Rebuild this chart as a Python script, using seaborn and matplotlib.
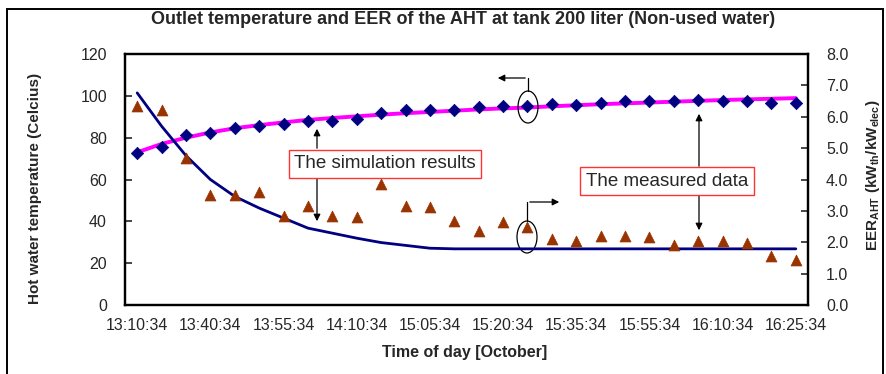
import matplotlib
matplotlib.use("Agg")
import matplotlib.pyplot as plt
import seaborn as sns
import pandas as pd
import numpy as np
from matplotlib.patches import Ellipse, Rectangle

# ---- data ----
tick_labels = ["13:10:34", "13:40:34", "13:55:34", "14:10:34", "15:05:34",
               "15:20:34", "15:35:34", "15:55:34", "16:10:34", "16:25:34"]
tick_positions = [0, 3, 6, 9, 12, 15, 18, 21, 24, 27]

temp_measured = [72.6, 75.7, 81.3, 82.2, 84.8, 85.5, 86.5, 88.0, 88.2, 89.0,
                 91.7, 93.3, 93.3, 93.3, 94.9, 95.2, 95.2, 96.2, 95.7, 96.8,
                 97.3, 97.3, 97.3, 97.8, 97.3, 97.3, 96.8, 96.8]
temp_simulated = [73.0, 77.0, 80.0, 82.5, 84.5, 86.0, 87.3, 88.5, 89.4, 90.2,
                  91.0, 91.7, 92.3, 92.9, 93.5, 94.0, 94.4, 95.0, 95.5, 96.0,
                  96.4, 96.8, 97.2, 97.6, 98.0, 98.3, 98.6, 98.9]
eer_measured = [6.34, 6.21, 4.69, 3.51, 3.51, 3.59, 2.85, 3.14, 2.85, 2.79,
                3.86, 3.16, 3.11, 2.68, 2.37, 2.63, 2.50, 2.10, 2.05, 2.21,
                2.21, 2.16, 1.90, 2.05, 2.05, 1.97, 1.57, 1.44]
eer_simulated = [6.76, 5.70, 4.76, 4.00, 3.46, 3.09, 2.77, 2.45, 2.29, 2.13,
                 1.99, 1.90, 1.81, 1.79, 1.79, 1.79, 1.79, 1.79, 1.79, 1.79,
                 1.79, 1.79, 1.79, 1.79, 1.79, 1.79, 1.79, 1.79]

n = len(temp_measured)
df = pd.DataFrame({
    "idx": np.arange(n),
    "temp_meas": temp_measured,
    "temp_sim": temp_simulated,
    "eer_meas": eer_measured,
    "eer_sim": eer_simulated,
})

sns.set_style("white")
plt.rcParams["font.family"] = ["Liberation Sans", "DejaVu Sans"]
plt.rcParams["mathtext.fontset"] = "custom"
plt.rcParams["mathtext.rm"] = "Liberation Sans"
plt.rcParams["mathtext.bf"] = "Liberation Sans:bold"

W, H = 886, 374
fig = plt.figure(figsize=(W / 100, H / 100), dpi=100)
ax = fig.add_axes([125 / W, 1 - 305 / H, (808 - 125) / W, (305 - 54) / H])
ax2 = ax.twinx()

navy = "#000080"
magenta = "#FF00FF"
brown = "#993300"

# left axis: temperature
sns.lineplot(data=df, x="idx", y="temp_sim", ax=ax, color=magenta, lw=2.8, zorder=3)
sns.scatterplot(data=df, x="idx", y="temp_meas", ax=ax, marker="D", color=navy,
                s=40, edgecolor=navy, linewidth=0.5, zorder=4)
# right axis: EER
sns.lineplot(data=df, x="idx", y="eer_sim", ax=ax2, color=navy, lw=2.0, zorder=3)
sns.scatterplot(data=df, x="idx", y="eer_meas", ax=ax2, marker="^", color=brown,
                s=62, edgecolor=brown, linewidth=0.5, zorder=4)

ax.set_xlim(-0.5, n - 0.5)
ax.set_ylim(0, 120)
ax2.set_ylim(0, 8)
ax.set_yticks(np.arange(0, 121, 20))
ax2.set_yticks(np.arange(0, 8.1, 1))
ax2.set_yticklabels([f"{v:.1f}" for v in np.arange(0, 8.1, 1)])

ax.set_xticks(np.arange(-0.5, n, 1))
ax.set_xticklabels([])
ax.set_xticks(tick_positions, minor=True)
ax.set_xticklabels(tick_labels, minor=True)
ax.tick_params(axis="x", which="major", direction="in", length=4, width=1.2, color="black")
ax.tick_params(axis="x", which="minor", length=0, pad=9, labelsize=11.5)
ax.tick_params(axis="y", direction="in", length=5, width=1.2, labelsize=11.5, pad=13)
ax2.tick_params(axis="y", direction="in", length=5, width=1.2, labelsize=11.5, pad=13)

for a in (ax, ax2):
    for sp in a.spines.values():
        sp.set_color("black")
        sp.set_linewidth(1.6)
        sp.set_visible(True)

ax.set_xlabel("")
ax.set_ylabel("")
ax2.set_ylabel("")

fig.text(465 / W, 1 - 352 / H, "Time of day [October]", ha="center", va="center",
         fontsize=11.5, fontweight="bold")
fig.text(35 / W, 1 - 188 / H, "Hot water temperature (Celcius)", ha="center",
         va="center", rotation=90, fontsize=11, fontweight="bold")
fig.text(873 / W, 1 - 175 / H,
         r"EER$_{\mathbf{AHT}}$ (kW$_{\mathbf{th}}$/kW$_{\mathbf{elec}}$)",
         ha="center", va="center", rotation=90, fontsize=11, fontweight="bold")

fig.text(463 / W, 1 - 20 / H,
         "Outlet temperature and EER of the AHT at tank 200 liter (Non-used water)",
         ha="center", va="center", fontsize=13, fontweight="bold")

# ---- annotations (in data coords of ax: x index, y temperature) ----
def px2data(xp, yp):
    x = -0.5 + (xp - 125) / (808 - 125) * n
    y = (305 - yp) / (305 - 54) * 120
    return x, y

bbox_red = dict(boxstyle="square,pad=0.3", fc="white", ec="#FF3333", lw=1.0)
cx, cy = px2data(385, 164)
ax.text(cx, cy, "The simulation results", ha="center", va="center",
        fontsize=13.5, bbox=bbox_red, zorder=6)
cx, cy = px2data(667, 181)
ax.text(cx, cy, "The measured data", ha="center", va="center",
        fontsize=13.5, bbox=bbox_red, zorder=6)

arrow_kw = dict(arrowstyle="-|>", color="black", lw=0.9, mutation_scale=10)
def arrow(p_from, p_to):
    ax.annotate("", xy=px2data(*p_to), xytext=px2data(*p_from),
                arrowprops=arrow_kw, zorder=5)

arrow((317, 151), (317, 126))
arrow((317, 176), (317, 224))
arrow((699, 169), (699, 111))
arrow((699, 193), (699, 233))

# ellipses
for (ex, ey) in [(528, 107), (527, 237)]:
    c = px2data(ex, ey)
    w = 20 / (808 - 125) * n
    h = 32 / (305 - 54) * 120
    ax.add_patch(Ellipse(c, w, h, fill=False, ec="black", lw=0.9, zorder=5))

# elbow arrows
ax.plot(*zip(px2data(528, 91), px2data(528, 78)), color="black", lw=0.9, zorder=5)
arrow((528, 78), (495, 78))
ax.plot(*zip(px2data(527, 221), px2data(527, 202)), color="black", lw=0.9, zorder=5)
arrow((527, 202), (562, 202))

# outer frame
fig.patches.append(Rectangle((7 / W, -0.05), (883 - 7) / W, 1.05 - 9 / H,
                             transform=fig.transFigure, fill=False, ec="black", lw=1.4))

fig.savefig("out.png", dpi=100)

━━━

◆ **What the exercise asks**: Output all of the data exactly as it stands, minus any images.

◆ **Answer in full**:
Rebuild this chart as a Python script, using seaborn and matplotlib.
import matplotlib
matplotlib.use("Agg")
import matplotlib.pyplot as plt
import seaborn as sns
import pandas as pd
import numpy as np
from matplotlib.patches import Ellipse, Rectangle

# ---- data ----
tick_labels = ["13:10:34", "13:40:34", "13:55:34", "14:10:34", "15:05:34",
               "15:20:34", "15:35:34", "15:55:34", "16:10:34", "16:25:34"]
tick_positions = [0, 3, 6, 9, 12, 15, 18, 21, 24, 27]

temp_measured = [72.6, 75.7, 81.3, 82.2, 84.8, 85.5, 86.5, 88.0, 88.2, 89.0,
                 91.7, 93.3, 93.3, 93.3, 94.9, 95.2, 95.2, 96.2, 95.7, 96.8,
                 97.3, 97.3, 97.3, 97.8, 97.3, 97.3, 96.8, 96.8]
temp_simulated = [73.0, 77.0, 80.0, 82.5, 84.5, 86.0, 87.3, 88.5, 89.4, 90.2,
                  91.0, 91.7, 92.3, 92.9, 93.5, 94.0, 94.4, 95.0, 95.5, 96.0,
                  96.4, 96.8, 97.2, 97.6, 98.0, 98.3, 98.6, 98.9]
eer_measured = [6.34, 6.21, 4.69, 3.51, 3.51, 3.59, 2.85, 3.14, 2.85, 2.79,
                3.86, 3.16, 3.11, 2.68, 2.37, 2.63, 2.50, 2.10, 2.05, 2.21,
                2.21, 2.16, 1.90, 2.05, 2.05, 1.97, 1.57, 1.44]
eer_simulated = [6.76, 5.70, 4.76, 4.00, 3.46, 3.09, 2.77, 2.45, 2.29, 2.13,
                 1.99, 1.90, 1.81, 1.79, 1.79, 1.79, 1.79, 1.79, 1.79, 1.79,
                 1.79, 1.79, 1.79, 1.79, 1.79, 1.79, 1.79, 1.79]

n = len(temp_measured)
df = pd.DataFrame({
    "idx": np.arange(n),
    "temp_meas": temp_measured,
    "temp_sim": temp_simulated,
    "eer_meas": eer_measured,
    "eer_sim": eer_simulated,
})

sns.set_style("white")
plt.rcParams["font.family"] = ["Liberation Sans", "DejaVu Sans"]
plt.rcParams["mathtext.fontset"] = "custom"
plt.rcParams["mathtext.rm"] = "Liberation Sans"
plt.rcParams["mathtext.bf"] = "Liberation Sans:bold"

W, H = 886, 374
fig = plt.figure(figsize=(W / 100, H / 100), dpi=100)
ax = fig.add_axes([125 / W, 1 - 305 / H, (808 - 125) / W, (305 - 54) / H])
ax2 = ax.twinx()

navy = "#000080"
magenta = "#FF00FF"
brown = "#993300"

# left axis: temperature
sns.lineplot(data=df, x="idx", y="temp_sim", ax=ax, color=magenta, lw=2.8, zorder=3)
sns.scatterplot(data=df, x="idx", y="temp_meas", ax=ax, marker="D", color=navy,
                s=40, edgecolor=navy, linewidth=0.5, zorder=4)
# right axis: EER
sns.lineplot(data=df, x="idx", y="eer_sim", ax=ax2, color=navy, lw=2.0, zorder=3)
sns.scatterplot(data=df, x="idx", y="eer_meas", ax=ax2, marker="^", color=brown,
                s=62, edgecolor=brown, linewidth=0.5, zorder=4)

ax.set_xlim(-0.5, n - 0.5)
ax.set_ylim(0, 120)
ax2.set_ylim(0, 8)
ax.set_yticks(np.arange(0, 121, 20))
ax2.set_yticks(np.arange(0, 8.1, 1))
ax2.set_yticklabels([f"{v:.1f}" for v in np.arange(0, 8.1, 1)])

ax.set_xticks(np.arange(-0.5, n, 1))
ax.set_xticklabels([])
ax.set_xticks(tick_positions, minor=True)
ax.set_xticklabels(tick_labels, minor=True)
ax.tick_params(axis="x", which="major", direction="in", length=4, width=1.2, color="black")
ax.tick_params(axis="x", which="minor", length=0, pad=9, labelsize=11.5)
ax.tick_params(axis="y", direction="in", length=5, width=1.2, labelsize=11.5, pad=13)
ax2.tick_params(axis="y", direction="in", length=5, width=1.2, labelsize=11.5, pad=13)

for a in (ax, ax2):
    for sp in a.spines.values():
        sp.set_color("black")
        sp.set_linewidth(1.6)
        sp.set_visible(True)

ax.set_xlabel("")
ax.set_ylabel("")
ax2.set_ylabel("")

fig.text(465 / W, 1 - 352 / H, "Time of day [October]", ha="center", va="center",
         fontsize=11.5, fontweight="bold")
fig.text(35 / W, 1 - 188 / H, "Hot water temperature (Celcius)", ha="center",
         va="center", rotation=90, fontsize=11, fontweight="bold")
fig.text(873 / W, 1 - 175 / H,
         r"EER$_{\mathbf{AHT}}$ (kW$_{\mathbf{th}}$/kW$_{\mathbf{elec}}$)",
         ha="center", va="center", rotation=90, fontsize=11, fontweight="bold")

fig.text(463 / W, 1 - 20 / H,
         "Outlet temperature and EER of the AHT at tank 200 liter (Non-used water)",
         ha="center", va="center", fontsize=13, fontweight="bold")

# ---- annotations (in data coords of ax: x index, y temperature) ----
def px2data(xp, yp):
    x = -0.5 + (xp - 125) / (808 - 125) * n
    y = (305 - yp) / (305 - 54) * 120
    return x, y

bbox_red = dict(boxstyle="square,pad=0.3", fc="white", ec="#FF3333", lw=1.0)
cx, cy = px2data(385, 164)
ax.text(cx, cy, "The simulation results", ha="center", va="center",
        fontsize=13.5, bbox=bbox_red, zorder=6)
cx, cy = px2data(667, 181)
ax.text(cx, cy, "The measured data", ha="center", va="center",
        fontsize=13.5, bbox=bbox_red, zorder=6)

arrow_kw = dict(arrowstyle="-|>", color="black", lw=0.9, mutation_scale=10)
def arrow(p_from, p_to):
    ax.annotate("", xy=px2data(*p_to), xytext=px2data(*p_from),
                arrowprops=arrow_kw, zorder=5)

arrow((317, 151), (317, 126))
arrow((317, 176), (317, 224))
arrow((699, 169), (699, 111))
arrow((699, 193), (699, 233))

# ellipses
for (ex, ey) in [(528, 107), (527, 237)]:
    c = px2data(ex, ey)
    w = 20 / (808 - 125) * n
    h = 32 / (305 - 54) * 120
    ax.add_patch(Ellipse(c, w, h, fill=False, ec="black", lw=0.9, zorder=5))

# elbow arrows
ax.plot(*zip(px2data(528, 91), px2data(528, 78)), color="black", lw=0.9, zorder=5)
arrow((528, 78), (495, 78))
ax.plot(*zip(px2data(527, 221), px2data(527, 202)), color="black", lw=0.9, zorder=5)
arrow((527, 202), (562, 202))

# outer frame
fig.patches.append(Rectangle((7 / W, -0.05), (883 - 7) / W, 1.05 - 9 / H,
                             transform=fig.transFigure, fill=False, ec="black", lw=1.4))

fig.savefig("out.png", dpi=100)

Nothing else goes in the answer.